• **Task to complete**
Your task is to reproduce, verbatim and without pictures, the lines from the opening of the listing through the line containing "ax.set_facecolor(bg)".

• **Recorded data**
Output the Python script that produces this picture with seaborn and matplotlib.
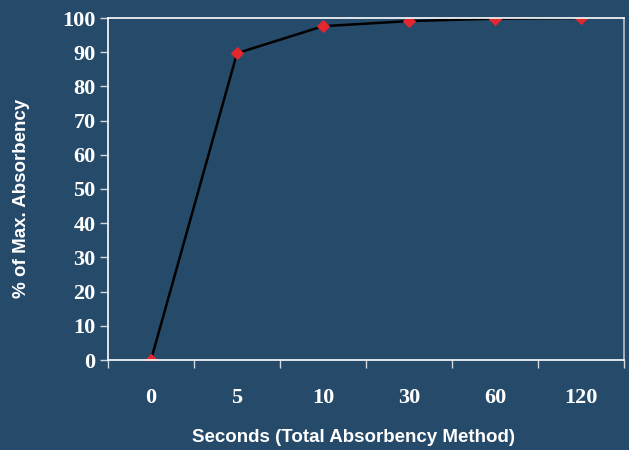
import numpy as np
import pandas as pd
import matplotlib
matplotlib.use("Agg")
import matplotlib.pyplot as plt
import seaborn as sns

seconds = ["0", "5", "10", "30", "60", "120"]
pct_max = [0, 89.7, 97.6, 99.1, 99.8, 100]

bg = "#264a6a"
sns.set_style("white")

df = pd.DataFrame({"seconds": seconds, "pct": pct_max})

fig = plt.figure(figsize=(6.29, 4.5), dpi=100, facecolor=bg)
ax = fig.add_axes([108 / 629, 1 - 360 / 450, 516 / 629, 342 / 450])
ax.set_facecolor(bg)

sns.lineplot(data=df, x="seconds", y="pct", ax=ax, color="black", linewidth=1.8,
             marker="D", markersize=6, markerfacecolor="#e0282e",
             markeredgecolor="#e0282e", sort=False)

ax.set_xlim(-0.5, 5.5)
ax.set_ylim(0, 100)
ax.set_yticks(np.arange(0, 101, 10))
ax.set_xticks(np.arange(len(seconds)))
ax.set_xticks(np.arange(-0.5, len(seconds)), minor=True)
ax.set_xticklabels(seconds, fontfamily="Liberation Serif", fontweight="bold",
                   fontsize=16, color="white")
ax.set_yticklabels([str(v) for v in range(0, 101, 10)], fontfamily="Liberation Serif",
                   fontweight="bold", fontsize=16, color="white")

ax.tick_params(axis="x", which="major", bottom=True, length=0, pad=20)
ax.tick_params(axis="x", which="minor", bottom=True, length=6, width=1,
               color="#d0d8e0", direction="out")
ax.tick_params(axis="y", left=True, length=6, width=1, color="#d0d8e0",
               direction="out", pad=3)

for side in ["left", "top", "bottom"]:
    ax.spines[side].set_color("white")
    ax.spines[side].set_linewidth(1.2)
ax.spines["right"].set_color("#b8c2cc")
ax.spines["right"].set_linewidth(1.2)

ax.set_xlabel("")
ax.set_ylabel("")
label_font = dict(family="Liberation Sans", weight="bold", size=13.5, color="white")
fig.text(354 / 629, 1 - 438 / 450, "Seconds (Total Absorbency Method)",
         ha="center", va="center", **label_font)
fig.text(22 / 629, 1 - 198 / 450, "% of Max. Absorbency", rotation=90,
         ha="center", va="center", **label_font)

fig.savefig("out.png", dpi=100, facecolor=bg)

• **Answer to this task**
Output the Python script that produces this picture with seaborn and matplotlib.
import numpy as np
import pandas as pd
import matplotlib
matplotlib.use("Agg")
import matplotlib.pyplot as plt
import seaborn as sns

seconds = ["0", "5", "10", "30", "60", "120"]
pct_max = [0, 89.7, 97.6, 99.1, 99.8, 100]

bg = "#264a6a"
sns.set_style("white")

df = pd.DataFrame({"seconds": seconds, "pct": pct_max})

fig = plt.figure(figsize=(6.29, 4.5), dpi=100, facecolor=bg)
ax = fig.add_axes([108 / 629, 1 - 360 / 450, 516 / 629, 342 / 450])
ax.set_facecolor(bg)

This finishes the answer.